C’est ici, en effet, qu’il faut constater le trait caractéristique de cette grande race anglaise, tel qu’il se retrouve dans les deux continens, sous l’empire des principes sociaux les plus opposés. Il n’est pas une qualité de ce peuple que le sentiment religieux ne rehausse ; il n’est pas même un de ses défauts auquel il ne s’associe d’une façon plus ou moins intime. Quelque part que vous rencontriez cette forte nature, en Amérique, en Asie ou en Europe ; que vous communiquiez avec des épiscopaux, des presbytériens ou des quakers, partout vous sentirez, au premier contact, ce respect profond des choses saintes qui, s’il n’interdit ni les folies du fanatisme, ni les persécutions de la haine, protège au moins la dignité d’un peuple contre les atteintes d’un scepticisme mortel. Quelque abusive que soit la forme sous laquelle le christianisme coexiste dans l’église anglicane avec l’aristocratie et avec l’état, on n’y sent pas moins partout sa vivifiante influence ; et c’est de l’Angleterre surtout, dont la fortune est exposée à tous les vents du ciel, et les destinées soumises au choc de tant de passions, qu’on peut dire que la religion est pour elle l’ancre jetée dans la tempête.

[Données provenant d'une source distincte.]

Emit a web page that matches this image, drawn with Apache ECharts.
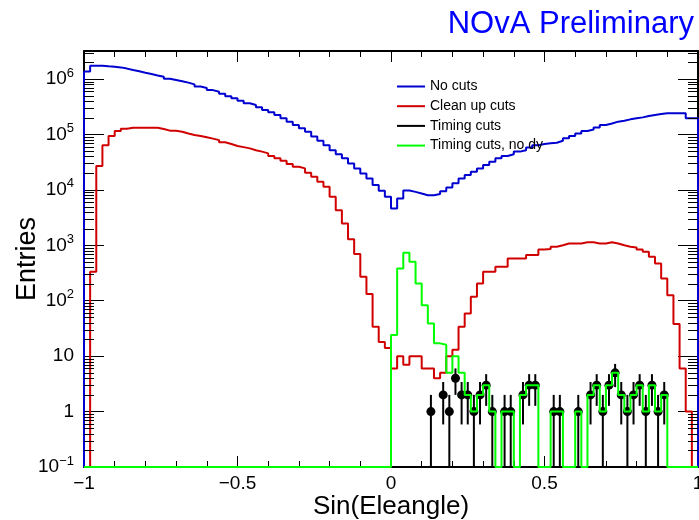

Cette population agricole, qui, malgré son décroissement successif, monte encore à près d’un million de familles pour l’Angleterre et l’Écosse[1], qui tient presque tout entière à l’établissement anglican

  1. La population agricole de la Grande-Bretagne, d’après le recensement de 1831, est divisée ainsi qu’il suit :

    Angleterre 
    761,348 familles.
    Galles 
    73,195
    Écosse 
    126,591
    TOTAL 
    961,134 familles.

    Soit, à 5 individus par famille, 4,805,670.